Message ID 20180109221039.33282-2-snitzer@redhat.com
State New
Headers show

Commit Message

Mike Snitzer Jan. 9, 2018, 10:10 p.m. UTC
Since I can remember DM has forced the block layer to allow the
allocation and initialization of the request_queue to be distinct
operations.  Reason for this was block/genhd.c:add_disk() has required
that the request_queue (and associated bdi) be tied to the gendisk
before add_disk() is called -- because add_disk() also deals with
exposing the request_queue via blk_register_queue().

DM's dynamic creation of arbitrary device types (and associated
request_queue types) requires the DM device's gendisk be available so
that DM table loads can establish a master/slave relationship with
subordinate devices that are referenced by loaded DM tables -- using
bd_link_disk_holder().  But until these DM tables, and their associated
subordinate devices, are known DM cannot know what type of request_queue
it needs -- nor what its queue_limits should be.
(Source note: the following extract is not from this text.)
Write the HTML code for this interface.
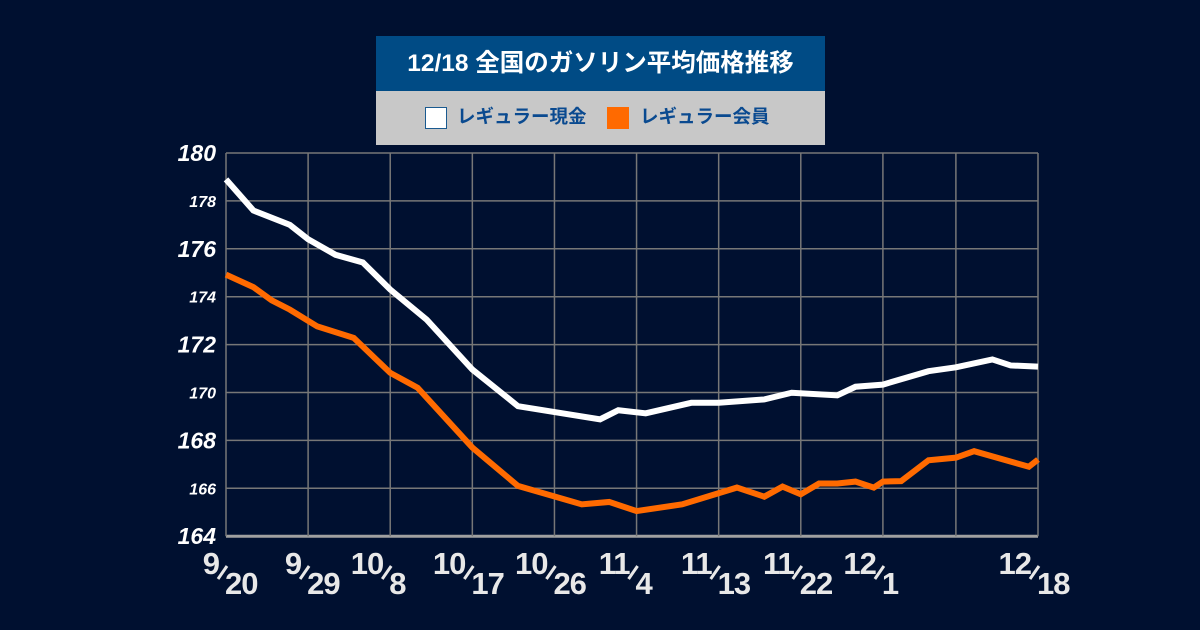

This chicken and egg scenario has created all manner of problems for DM
and, at times, the block layer.

Summary of changes:

- Adjust device_add_disk() so that that it can cope with the gendisk _not_
  having its 'queue' established yet.

- Remove del_gendisk()'s WARN_ON() if disk->queue is NULL

- Move "bdi" symlink creation from register_disk() to the end of
  blk_register_queue() -- it is more logical in that the bdi is part of
  the request_queue.

- Move extra request_queue reference count (on behalf of gendisk) from
  device_add_disk() to end of blk_register_queue().

- Make device_add_disk()'s calls to bdi_register_owner() and
  blk_register_queue() conditional on disk->queue not being NULL.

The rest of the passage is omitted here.